Türkçeyi en iyi benim bildiğimi iddia edecek değilim. Benden daha iyi bilenler çoktur. Ancak kendimce bir söz zevkim olduğuna inanırım. Bazı kelimeler, bazı tamlamalar, bazı ifadeler tarifi zor bir daralma hissi yaratır. Kaçmak gerekir, yazıyı, konuşmayı, sözü bırakıp nefes almak gerekir.

Modern Türkçe dediğimiz lisanın hayli yüksek oranda nevzuhur kelime içerdiğini düşününce, karşılaştığım kelimelerden pek azından tansiyonumun çıkmasını munisliğime veriyorum.

Kullanmıyorum. Kullanmayı sevmiyorum. Kullanılan yazıyı ciddiye almıyorum: Misal salt, yanıt, yapıt gibileri; mecbur kalırsam belki. Bunların hiçbiri dilime yeni anlam katmıyor. Çirkin, kendi varlığından muzdarip, kaba seslerden mürekkep. Bir insanın eser telifiyle, yapıt yaratısı arasında fark var ve maalesef dilimiz yapıta kaydıkça sanatımız da yaratıya kayıyor.

Acıyı derinleştiren tarafı bu dil değişimin siyasi saiklerle yol alması. Kendi kendine gelişen kelimeler, misalen çekyat, yüklenici gibileri çok rahat kullanım bulurken, başka dillerin boyunduruğu davuluyla halay çekenlerin bulduğu karşılıklar kendini belli ediyor.
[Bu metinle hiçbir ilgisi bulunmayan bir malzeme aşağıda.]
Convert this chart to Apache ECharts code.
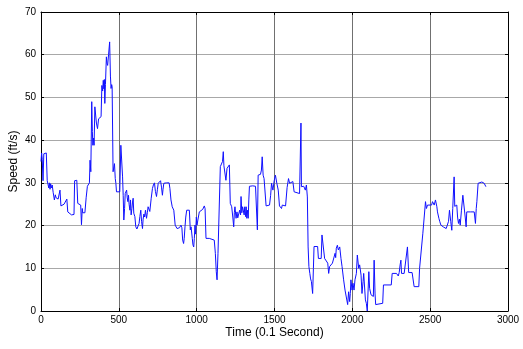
<!DOCTYPE html>
<html>
<head>
<meta charset="utf-8">
<script src="https://cdn.jsdelivr.net/npm/echarts@6/dist/echarts.min.js"></script>
<style>
  html, body { margin: 0; padding: 0; background: #fff; }
  #chart { width: 523px; height: 349px; }
</style>
</head>
<body>
<div id="chart"></div>
<script>
// time stamps (0.1 s) and speed readings (ft/s)
const timeData = [
  0, 4, 8, 13, 18, 24, 34, 40, 46, 50, 54, 58, 62, 66, 72, 78, 86, 92, 97, 104,
  110, 118, 122, 128, 138, 148, 160, 166, 172, 184, 196, 206, 212, 216, 224, 230, 236, 248, 255, 260,
  265, 268, 274, 282, 290, 298, 306, 311, 315, 320, 326, 330, 333, 338, 341, 346, 350, 356, 363, 370,
  380, 386, 391, 396, 400, 404, 407, 410, 414, 420, 424, 428, 434, 441, 446, 450, 454, 457, 463, 468,
  472, 477, 481, 485, 495, 506, 513, 519, 524, 528, 532, 537, 541, 545, 550, 554, 558, 562, 566, 571,
  575, 579, 584, 588, 592, 596, 603, 609, 616, 624, 630, 635, 641, 646, 652, 656, 661, 666, 671, 678,
  683, 688, 694, 699, 708, 716, 722, 729, 735, 742, 748, 753, 760, 768, 774, 780, 784, 789, 800, 806,
  815, 823, 828, 835, 843, 848, 853, 862, 870, 874, 882, 890, 895, 899, 905, 910, 916, 920, 925, 930,
  936, 946, 953, 959, 964, 968, 972, 976, 981, 985, 989, 993, 998, 1002, 1008, 1017, 1028, 1039, 1049, 1054,
  1060, 1071, 1081, 1092, 1113, 1120, 1126, 1131, 1137, 1146, 1152, 1161, 1166, 1171, 1175, 1178, 1182, 1188, 1195, 1203,
  1210, 1216, 1225, 1232, 1238, 1242, 1246, 1253, 1259, 1264, 1268, 1276, 1282, 1285, 1290, 1295, 1299, 1305, 1309, 1314,
  1318, 1322, 1327, 1331, 1335, 1339, 1360, 1378, 1386, 1390, 1395, 1405, 1410, 1416, 1421, 1427, 1433, 1438, 1446, 1453,
  1468, 1475, 1481, 1486, 1490, 1498, 1506, 1515, 1524, 1532, 1540, 1545, 1550, 1560, 1571, 1581, 1590, 1597, 1609, 1618,
  1626, 1635, 1661, 1667, 1670, 1673, 1688, 1698, 1705, 1711, 1716, 1721, 1727, 1732, 1737, 1745, 1750, 1754, 1765, 1777,
  1782, 1794, 1800, 1805, 1816, 1822, 1833, 1842, 1848, 1854, 1863, 1872, 1880, 1889, 1893, 1897, 1904, 1910, 1919, 1927,
  1934, 1944, 1953, 1961, 1970, 1976, 1983, 1987, 1991, 1998, 2004, 2011, 2017, 2026, 2032, 2041, 2047, 2056, 2062, 2069,
  2073, 2084, 2090, 2096, 2103, 2106, 2111, 2120, 2135, 2140, 2146, 2150, 2160, 2195, 2200, 2250, 2256, 2284, 2290, 2295,
  2301, 2307, 2312, 2316, 2327, 2333, 2345, 2354, 2362, 2370, 2384, 2397, 2427, 2432, 2444, 2453, 2461, 2470, 2476, 2483,
  2491, 2509, 2515, 2526, 2534, 2543, 2547, 2556, 2562, 2569, 2584, 2596, 2603, 2611, 2618, 2624, 2632, 2639, 2645, 2654,
  2658, 2663, 2671, 2676, 2682, 2688, 2693, 2701, 2710, 2719, 2725, 2731, 2735, 2760, 2783, 2791, 2796, 2800, 2808, 2817,
  2832, 2847, 2858
];
const speedData = [
  35, 37, 35.5, 30.5, 36.8, 37.2, 37, 30.5, 29.5, 28.8, 30, 28.5, 29.8, 28.8, 29.5, 27.8, 26, 27.2, 26.5, 26.8,
  26.2, 26.5, 28.3, 24.6, 24.8, 25, 25, 26.2, 23.2, 22.8, 22.5, 22.3, 22.6, 30.5, 30.8, 30.6, 25.2, 25, 24.8, 20.2,
  24, 23, 23.4, 23, 26.5, 29.2, 29.5, 30, 35.3, 32.6, 49, 42, 38.8, 40.5, 38.8, 47.8, 47.5, 44, 42.7, 45,
  45.3, 45.5, 52.8, 51.5, 54, 52, 54.2, 48.6, 53, 59.5, 58, 57.5, 60, 63, 55, 52.1, 53, 52.5, 32.6, 32.3,
  34.5, 31, 29.9, 27.9, 27.7, 27.9, 38.8, 38.4, 31.4, 27, 21.3, 24, 27.5, 27.9, 28.3, 26.5, 25.6, 27.1, 25, 23.6,
  26, 22.5, 24, 25.5, 26.4, 22.9, 22.1, 19.7, 19.2, 19, 20.5, 22.1, 23.6, 21, 19.3, 21.5, 22.7, 22, 23.6, 21.7,
  23, 24.4, 24, 23.3, 26.4, 28.7, 29.5, 30, 28, 26.8, 28.5, 29.9, 30.2, 30.5, 29, 27.1, 28.5, 29.9, 29.8, 30,
  29.9, 30, 28.7, 26, 24.4, 24, 23.6, 20.1, 19.7, 19.3, 19.7, 19.5, 19.3, 20.1, 19.5, 16.6, 15.8, 17, 19.7, 22,
  23.6, 24, 23.6, 19, 19.7, 19.7, 17, 15.5, 15, 17, 20.1, 18, 22, 20.1, 20.5, 23.2, 23.6, 23.8, 24.6, 24,
  17, 16.8, 17, 16.6, 16.6, 13.5, 9.2, 7.3, 13.5, 13.5, 33.8, 33.4, 35, 37.3, 34, 33.8, 34.2, 30.6, 33.4, 33.8,
  34.2, 25.2, 24.4, 22, 19.7, 23, 24.4, 21.7, 23.2, 21.8, 21.7, 23.6, 22.5, 26.8, 23, 24.4, 24.6, 22.5, 24.4, 22.1,
  24.4, 21.7, 23.6, 21.7, 26, 29.2, 29.3, 29.2, 29, 19, 31.8, 31.8, 32, 33, 36.1, 31.8, 31, 31, 24.6, 24.8,
  24.8, 27, 29.9, 29, 28.3, 30.5, 31.8, 29.9, 28.3, 24.6, 24.2, 24, 24.8, 24.8, 24.6, 28.9, 31, 29.9, 29.6, 30.3,
  27.9, 27.5, 27.5, 27.9, 44, 29.1, 29.2, 28.3, 29.5, 26.7, 15, 10.4, 8.8, 7.5, 6.9, 4.1, 10, 15.1, 15.1, 15.1,
  12.3, 12.1, 12.3, 17.8, 17.8, 12.3, 12.1, 11.2, 8.8, 10.4, 10, 11.2, 10.8, 13.5, 12.5, 14.7, 15.4, 14.3, 15, 12.3,
  10.4, 7.3, 4.9, 4.5, 1.5, 4.5, 2.2, 4.1, 7.3, 4.9, 6.5, 4.9, 7.3, 8.8, 13.1, 10, 10.8, 8.4, 4.1, 6.9,
  8.8, 2.6, 1.8, 0, 0.3, 9.2, 5.3, 3.8, 3.4, 11.9, 4, 1.5, 1.8, 1.8, 6.1, 6.1, 8.8, 8.8, 8.5, 8.2,
  9, 10.8, 11.9, 8.8, 9, 8.8, 9, 15, 9, 9, 9, 5.7, 5.7, 10, 10, 18.2, 18.5, 25.6, 24, 24.8,
  24.8, 24.8, 25.6, 24.8, 26, 24.4, 23.2, 21.7, 20.9, 20.1, 19.7, 19.7, 19.3, 19.7, 21, 23.6, 21, 18.9, 24, 31.4,
  24.5, 24.4, 24.8, 22, 20.5, 21.5, 20.1, 23.6, 27.1, 26.7, 22, 19.7, 23.2, 23.2, 23.2, 20.5, 24, 25.6, 29.9, 30.2,
  30.2, 29.9, 29.1
];

const xTicks = [0, 500, 1000, 1500, 2000, 2500, 3000];
const yTicks = [0, 10, 20, 30, 40, 50, 60, 70];

const chart = echarts.init(document.getElementById("chart"), null, {renderer: "canvas"});
const points = timeData.map((t, i) => [t, speedData[i]]);
const labelFont = {color: "#000", fontSize: 10, fontFamily: "Liberation Sans, Arial, sans-serif"};

const boxAxis = (extra) => Object.assign({
    axisLine: {show: true, onZero: false, lineStyle: {color: "#000", width: 1}},
    axisTick: {show: true, inside: true, length: 3, lineStyle: {color: "#000"}},
    axisLabel: {show: false},
    splitLine: {show: false}
}, extra);

chart.setOption({
    animation: false,
    backgroundColor: "#fff",
    grid: {left: 41, right: 15, top: 12, bottom: 38, containLabel: false, outerBoundsMode: "none"},
    xAxis: [
        boxAxis({
            type: "value",
            min: xTicks[0],
            max: xTicks[xTicks.length - 1],
            interval: 500,
            position: "bottom",
            name: "Time (0.1 Second)",
            nameLocation: "middle",
            nameMoveOverlap: false,
            nameGap: 16,
            nameTextStyle: {color: "#000", fontSize: 12, fontFamily: "Liberation Sans, Arial, sans-serif"},
            axisLabel: Object.assign({show: true, margin: 4, formatter: (v) => String(v)}, labelFont),
            splitLine: {show: true, lineStyle: {color: "#707070", width: 1}}
        }),
        boxAxis({type: "value", min: 0, max: 3000, interval: 500, position: "top"})
    ],
    yAxis: [
        boxAxis({
            type: "value",
            min: yTicks[0],
            max: yTicks[yTicks.length - 1],
            interval: 10,
            position: "left",
            name: "Speed (ft/s)",
            nameLocation: "middle",
            nameMoveOverlap: false,
            nameGap: 21,
            nameRotate: 90,
            nameTextStyle: {color: "#000", fontSize: 12, fontFamily: "Liberation Sans, Arial, sans-serif"},
            axisLabel: Object.assign({show: true, margin: 5, formatter: (v) => String(v)}, labelFont),
            splitLine: {show: true, lineStyle: {color: "#a8a8a8", width: 1}}
        }),
        boxAxis({type: "value", min: 0, max: 70, interval: 10, position: "right"})
    ],
    series: [
        {
            type: "line",
            xAxisIndex: 0,
            yAxisIndex: 0,
            data: points,
            showSymbol: false,
            lineStyle: {color: "#1010ff", width: 1},
            z: 5
        }
    ]
});
</script>
</body>
</html>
Yeni kelime üretmek için şairlikten azıcık pay sahibi olmak lazım. Bizim dil yaraları biz bürokrat elinden çıktık diye bağırıyor.

Bugün öğrendiğiniz İngilizceyle yüz veya ikiyüz sene önceki metinleri okursunuz. Türkçe için, alfabe sıkıntısı bir yana, ne kelime karşılıklarını, ne bunların nüanslarını bilecek durumdayız. Bırakın yüz seneyi, elli sene öncesini bile anlamak zor. Kedi ve ciğer hesabı, eğer yüz sene önce buralarda Türkçe konuşuluyorsa, şimdi o dil nerede, yok eğer bugün konuştuğumuz Türkçeyse, yüz sene önce bu topraklarda ne konuşuluyordu?
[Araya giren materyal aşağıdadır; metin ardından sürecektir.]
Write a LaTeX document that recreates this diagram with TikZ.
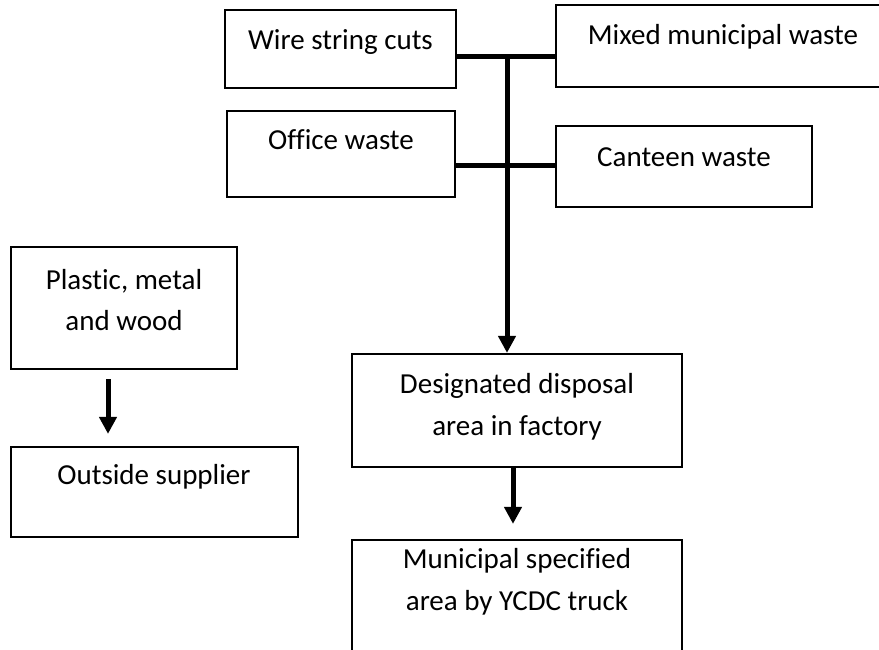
\documentclass[tikz,border=0pt]{standalone}
\usepackage{fontspec}
\setmainfont{Carlito}[Ligatures=NoCommon]
\usetikzlibrary{arrows.meta}
\begin{document}
\begin{tikzpicture}[x=1pt,y=-1pt,
  boxnode/.style={draw=black, line width=2.2pt, rectangle, inner sep=0pt, fill=white},
  txt/.style={align=center, inner sep=0pt, font=\fontsize{29}{41.5}\selectfont},
  conn/.style={line width=5pt},
  arr/.style={line width=5pt, -{Triangle[length=17pt,width=17pt]}}]
\clip (0,0) rectangle (879,650);
\fill[white] (0,0) rectangle (879,650);
% boxes
\node[boxnode, minimum width=231pt, minimum height=78pt] (wire) at (340.5,49) {};
\node[boxnode, minimum width=336pt, minimum height=82pt] (mixed) at (724,46) {};
\node[boxnode, minimum width=228pt, minimum height=86pt] (office) at (341,154) {};
\node[boxnode, minimum width=256pt, minimum height=81pt] (canteen) at (684,166.5) {};
\node[boxnode, minimum width=226pt, minimum height=122pt] (plastic) at (124,308) {};
\node[boxnode, minimum width=287pt, minimum height=90pt] (outside) at (154.5,492) {};
\node[boxnode, minimum width=330pt, minimum height=113pt] (desig) at (517,410.5) {};
\node[boxnode, minimum width=330pt, minimum height=112pt] (munic) at (517,596) {};
% texts
\node[txt] (twire) at (340.5,42) {Wire string cuts};
\node[txt] (tmixed) at (723,37) {Mixed municipal waste};
\node[txt] (toffice) at (341,140) {Office waste};
\node[txt] (tcanteen) at (684,157) {Canteen waste};
\node[txt] (tplastic) at (124,300) {Plastic, metal\\and wood};
\node[txt] (toutside) at (154,477) {Outside supplier};
\node[txt] (tdesig) at (517,407) {Designated disposal\\area in factory};
\node[txt] (tmunic) at (517,582) {Municipal specified\\area by YCDC truck};
% connectors
\coordinate (j1) at (507,57);
\coordinate (j2) at (507,166);
\coordinate (ca) at (108,0);
\coordinate (cb) at (513,0);
\draw[conn] (wire.east |- j1) -- (mixed.west |- j1);
\draw[conn] (office.east |- j2) -- (canteen.west |- j2);
\draw[arr] ([yshift=2.5pt]j1) -- (j1 |- desig.north);
\draw[arr, shorten <=9pt, shorten >=12pt] (plastic.south -| ca) -- (outside.north -| ca);
\draw[arr, shorten >=15pt] (desig.south -| cb) -- (munic.north -| cb);
\end{tikzpicture}
\end{document}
Bu dil keneleri aynı zamanda ucuz. Hemen üretmek, hemen kullanmak, kendimize göre biçim vermek mümkün. Salt deyince ben genelde sadece, sırf anlıyorum ama bunu mutlak anlamında kullanmak da mümkün, dilerseniz saf şeker için salt şeker dersiniz ve benim gibi birkaç kişi dışında kimse bundan rahatsız olmaz. Baktınız bir kelimeyi bilmiyorsunuz, mesela maderşahi demeyi öğrenmemişsiniz, İngilizce’den maternal ifadesini çevirmek gerekti. Herhangi bir şey öğrenmeye, bu nasıl denir acaba demeye, sözlük karıştırmaya ihtiyaç duymadan anat dersiniz, olur biter. Herkesin konuşmayı bildiği ama kimsenin anlamadığı dile yeni bir tilcik eklersiniz.

Bina edilmiş dilleri, Esperanto gibi, Lojban gibi dilleri severim. Bunların entelektüel gayesini takdir ederim. Ancak bizim durum farklı. Bizde herkesin kullandığı dilin, ilmeklerinden sökülen ipek bir halının paçavraya dönmesinden bahsediyorum.

Bu kelimeler, siyasi telmihlerinden dolayı da beni rahatsız ediyor. Türkiye’de derdi İslam, müslümanlar, Kur’an, din, ve benzeri konular olduğunu söyleyen, ancak hasmının diliyle anlatmayı, dahası o dili biliyor olduğunu göstermeyi seven çok entelektüel var.
Bunun arka planındaki aşağılık kompleksi, Hz. Peygamber'in tırnak keserken dahi müşriklerden farklı bir sıra tavsiye ettiği ümmetin okumuşlarına yakışmıyor.

İmlası bozuk güzel yazı yazmak teoride mümkün olduğu halde, pratikte pek rastlamam. Aynı şekilde teoride mümkün olduğu halde bu kelimelerle orijinal düşünce aktarılabildiğine de rastlamıyorum. O sebeple şöyle bir bakıp, ilk yaraya kadar okuyor, eğer ufak bir çizikse görmezden geliyor, derin bir yaraysa, yazıyı kendi halinde kanamaya bırakıyorum.